I choć bardzo mnie bolało to, co o sobie słyszałam, więc rzeczywiście mnie to obchodziło, mimo że mówiłam sobie gorączkowo, że nie obchodzi, to nic z tego nie wynikło poza upewnieniem się, że wybrałam sobie naprawdę doborowe towarzystwo, a reszta nie jest grosza warta.

I tu rodzi się kluczowe pytanie: po licho się pchać tam, gdzie nas nie chcą, skoro przyjemniej poszukać sobie po prostu lepszego towarzystwa? Jako jednostka, istota zindywidualizowana, nie jestem zszyta z jakąś tam masą ludzi. O ile rodziny się nie wybiera, o tyle towarzystwo możemy sobie znaleźć na szczęście sami.
Ael pisze: Ale jednak staram się komunikować ocb, bo wiem, że ludzie mogliby się poczuć z tym dziwnie. A co mi szkodzi kilka słów, żeby wszystkim było miło :)
A w sumie możliwe też, że się tego jakoś nauczyłam po prostu, bo nie jestem pewna, czy to wyczucie konwenansu jest u mnie wrodzone. Z tego, co widzę po sobie, to raczej niekoniecznie.
I w tym rzecz!

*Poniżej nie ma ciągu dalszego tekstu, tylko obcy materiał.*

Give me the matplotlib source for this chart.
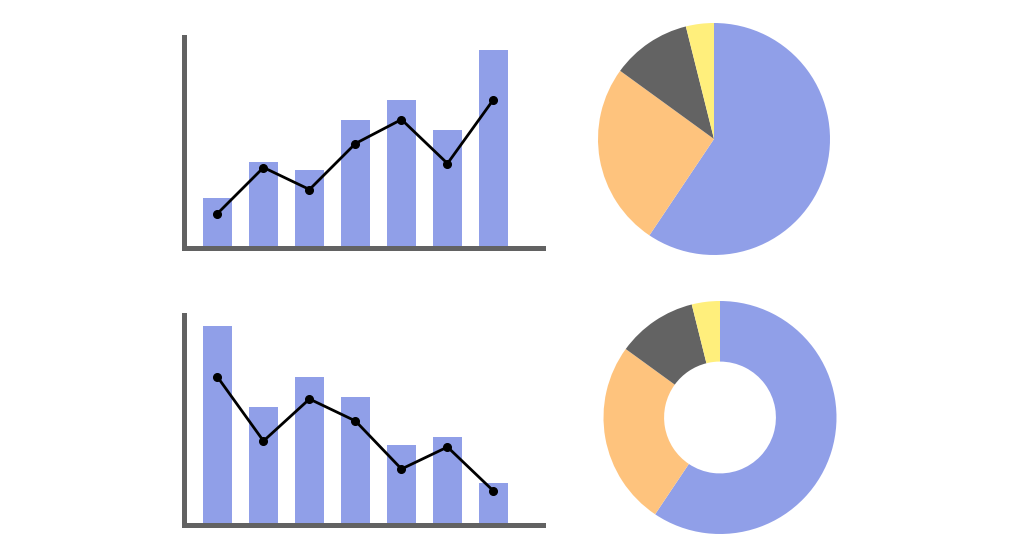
import matplotlib
matplotlib.use("Agg")
import matplotlib.pyplot as plt
import numpy as np

# Data
categories = ["1", "2", "3", "4", "5", "6", "7"]
top_bars = [2.5, 4.3, 3.9, 6.4, 7.4, 5.9, 9.9]
top_line = [1.7, 4.0, 2.9, 5.2, 6.4, 4.2, 7.4]
bottom_bars = [9.95, 5.9, 7.4, 6.4, 4.0, 4.4, 2.1]
bottom_line = [7.4, 4.2, 6.3, 5.2, 2.8, 3.9, 1.7]
pie_shares = [59.4, 25.6, 11.1, 3.9]
donut_shares = [59.4, 25.6, 11.1, 3.9]

BLUE = "#909fe8"
ORANGE = "#fec37d"
GRAY = "#636363"
YELLOW = "#ffef7c"
SPINE = "#626262"
slice_colors = [BLUE, ORANGE, GRAY, YELLOW]

W, H = 1024, 558
fig = plt.figure(figsize=(W / 100, H / 100), dpi=100)
fig.patch.set_facecolor("white")


def px_axes(left, top, right, bottom):
    return fig.add_axes([left / W, (H - bottom) / H, (right - left) / W, (bottom - top) / H])


def bar_line(ax, bars, line):
    x = np.arange(len(categories))
    ax.bar(x, bars, width=0.62, color=BLUE, zorder=1)
    ax.plot(x, line, color="black", lw=2.0, marker="o", ms=5.5, zorder=3)
    ax.set_xlim(-0.739, 7.12)
    ax.set_ylim(0, 10.625)
    for s in ["top", "right"]:
        ax.spines[s].set_visible(False)
    for s in ["left", "bottom"]:
        ax.spines[s].set_color(SPINE)
        ax.spines[s].set_linewidth(3.6)
        ax.spines[s].set_zorder(4)
    ax.spines["left"].set_bounds(0, 10.625 - 0.1)
    ax.spines["bottom"].set_bounds(-0.739, 7.12 - 0.05)
    ax.set_xticks([])
    ax.set_yticks([])
    ax.patch.set_alpha(0)


ax1 = px_axes(183.5, 35, 545, 247.5)
bar_line(ax1, top_bars, top_line)
ax2 = px_axes(183.5, 312.5, 545, 525)
bar_line(ax2, bottom_bars, bottom_line)

# Pie
r1 = 116
ax3 = px_axes(714 - r1, 139 - r1, 714 + r1, 139 + r1)
ax3.pie(pie_shares, colors=slice_colors, startangle=90, counterclock=False, radius=1)
ax3.set_xlim(-1, 1)
ax3.set_ylim(-1, 1)
ax3.set_aspect("auto")
ax3.axis("off")

# Donut
r2 = 116.5
ax4 = px_axes(720 - r2, 417.5 - r2, 720 + r2, 417.5 + r2)
ax4.pie(donut_shares, colors=slice_colors, startangle=90, counterclock=False, radius=1,
        wedgeprops=dict(width=0.52))
ax4.set_xlim(-1, 1)
ax4.set_ylim(-1, 1)
ax4.set_aspect("auto")
ax4.axis("off")

fig.savefig("out.png", dpi=100, facecolor="white")
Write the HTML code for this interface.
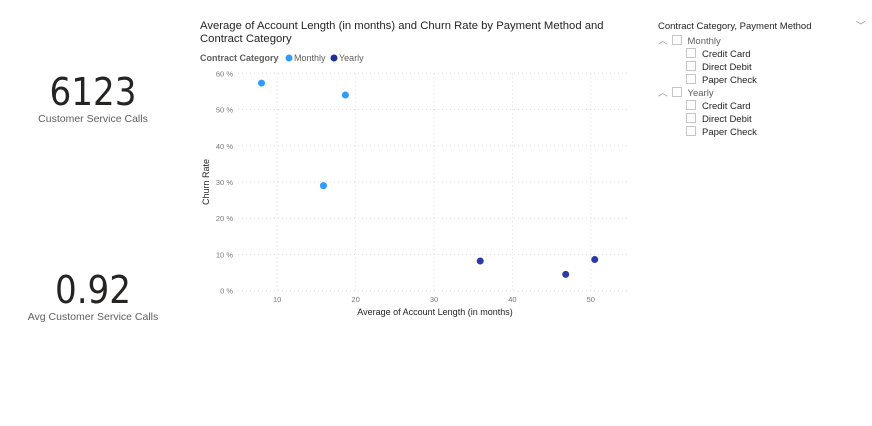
<!DOCTYPE html>
<html><head><meta charset="utf-8"><style>
body{margin:0;width:872px;height:426px;background:#fff;font-family:"Liberation Sans",sans-serif;overflow:hidden;position:relative}
.card{position:absolute;left:0;width:186px;text-align:center;color:#252423}
.num{font-size:38px;line-height:40px;font-family:"Liberation Sans Narrow","DejaVu Sans Condensed","Liberation Sans",sans-serif;}
.lbl{font-size:10.5px;color:#605e5c;margin-top:1px}
.slicer{position:absolute;left:658px;top:20px;font-size:9.5px;color:#252423}
.row{height:13px;line-height:13px;position:relative;white-space:nowrap}
.box{display:inline-block;width:8px;height:8px;border:1px solid #c8c6c4;vertical-align:-1px;margin-right:6px}
</style></head><body>
<div class="card" style="top:72px">
<div class="num">6123</div>
<div class="lbl">Customer Service Calls</div></div>
<div class="card" style="top:270px">
<div class="num">0.92</div>
<div class="lbl">Avg Customer Service Calls</div></div>

<svg id="chart" width="872" height="426" style="position:absolute;left:0;top:0">
<text x="200" y="29" font-size="11.3" fill="#252423">Average of Account Length (in months) and Churn Rate by Payment Method and</text>
<text x="200" y="42" font-size="11.3" fill="#252423">Contract Category</text>
<text x="200" y="61" font-size="9" font-weight="bold" fill="#605e5c">Contract Category</text>
<circle cx="289" cy="58" r="3.5" fill="#2f9bff"/>
<text x="294" y="61" font-size="9" fill="#605e5c">Monthly</text>
<circle cx="334" cy="58" r="3.5" fill="#1f2f9a"/>
<text x="339" y="61" font-size="9" fill="#605e5c">Yearly</text>
<text transform="translate(209,182) rotate(-90)" text-anchor="middle" font-size="9" fill="#252423">Churn Rate</text>
<text x="435" y="315" text-anchor="middle" font-size="9" fill="#252423">Average of Account Length (in months)</text>
<g id="grid"></g><g id="marks"></g>
</svg>

<div class="slicer">
<div class="row" style="margin-bottom:2px">Contract Category, Payment Method<span style="position:absolute;left:198px;color:#888">﹀</span></div>
<div class="row"><span style="color:#999;margin-right:4px">︿</span><span class="box"></span><span style="color:#605e5c">Monthly</span></div>
<div class="row" style="padding-left:28px"><span class="box"></span>Credit Card</div>
<div class="row" style="padding-left:28px"><span class="box"></span>Direct Debit</div>
<div class="row" style="padding-left:28px"><span class="box"></span>Paper Check</div>
<div class="row"><span style="color:#999;margin-right:4px">︿</span><span class="box"></span><span style="color:#605e5c">Yearly</span></div>
<div class="row" style="padding-left:28px"><span class="box"></span>Credit Card</div>
<div class="row" style="padding-left:28px"><span class="box"></span>Direct Debit</div>
<div class="row" style="padding-left:28px"><span class="box"></span>Paper Check</div>
</div>

<script>
const categories = ["Monthly","Monthly","Monthly","Yearly","Yearly","Yearly"];
const accountLength = [8.0, 18.7, 15.9, 35.9, 46.8, 50.5];
const churnRate = [57.3, 54.0, 29.0, 8.2, 4.5, 8.6];
const xTicks = [10, 20, 30, 40, 50];
const yTicks = [0, 10, 20, 30, 40, 50, 60];
const colors = {Monthly:"#2f9bff", Yearly:"#2c3aa8"};
const X0=238,X1=630,Y0=290.7,Y1=73.3,XMIN=5,XMAX=55,YMIN=0,YMAX=60;
const sx=v=>X0+(v-XMIN)/(XMAX-XMIN)*(X1-X0);
const sy=v=>Y0-(v-YMIN)/(YMAX-YMIN)*(Y0-Y1);
const NS="http://www.w3.org/2000/svg";
const grid=document.getElementById('grid'), marks=document.getElementById('marks');
yTicks.forEach(t=>{
  const l=document.createElementNS(NS,'line');
  l.setAttribute('x1',X0);l.setAttribute('x2',X1);l.setAttribute('y1',sy(t));l.setAttribute('y2',sy(t));
  l.setAttribute('stroke','#dcdcdc');l.setAttribute('stroke-dasharray','1 3');
  
  
  grid.appendChild(l);
  const tx=document.createElementNS(NS,'text');
  tx.setAttribute('x',233);tx.setAttribute('y',sy(t)+3);tx.setAttribute('text-anchor','end');
  tx.setAttribute('font-size','7.5');tx.setAttribute('fill','#777');tx.textContent=t+' %';
  
  
  grid.appendChild(tx);
});
xTicks.forEach(t=>{
  const l=document.createElementNS(NS,'line');
  l.setAttribute('x1',sx(t));l.setAttribute('x2',sx(t));l.setAttribute('y1',Y1);l.setAttribute('y2',Y0);
  l.setAttribute('stroke','#dcdcdc');l.setAttribute('stroke-dasharray','1 3');
  
  
  grid.appendChild(l);
  const tx=document.createElementNS(NS,'text');
  tx.setAttribute('x',sx(t));tx.setAttribute('y',302);tx.setAttribute('text-anchor','middle');
  tx.setAttribute('font-size','7.5');tx.setAttribute('fill','#777');tx.textContent=t;
  
  
  grid.appendChild(tx);
});
accountLength.forEach((v,i)=>{
  const c=document.createElementNS(NS,'circle');
  c.setAttribute('cx',sx(v));c.setAttribute('cy',sy(churnRate[i]));c.setAttribute('r',3.5);
  c.setAttribute('fill',colors[categories[i]]);
  
  
  marks.appendChild(c);
});
</script>
</body></html>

Też lubię, gdy jest miło, poza tym chciałabym być osobą "dobrze wychowaną". Nie rozumiem upierania się przy swoim dla samej zasady, jeśli kompromis, czy nawet ustąpienie, nic mi nie szkodzi. Chodziło mi o to, że nie mam zwyczaju papugować ludzi dla samego papugowania, robienie to co oni, tylko dlatego, że robią to, co robią. Żeby robić to, co robią inni, trzeba mieć jakiś lepszy powód, choćby nawet brak pomysłu, jak się zachować, czy poczucie konwenansu. I ten pogląd zwalam na indywidualizm.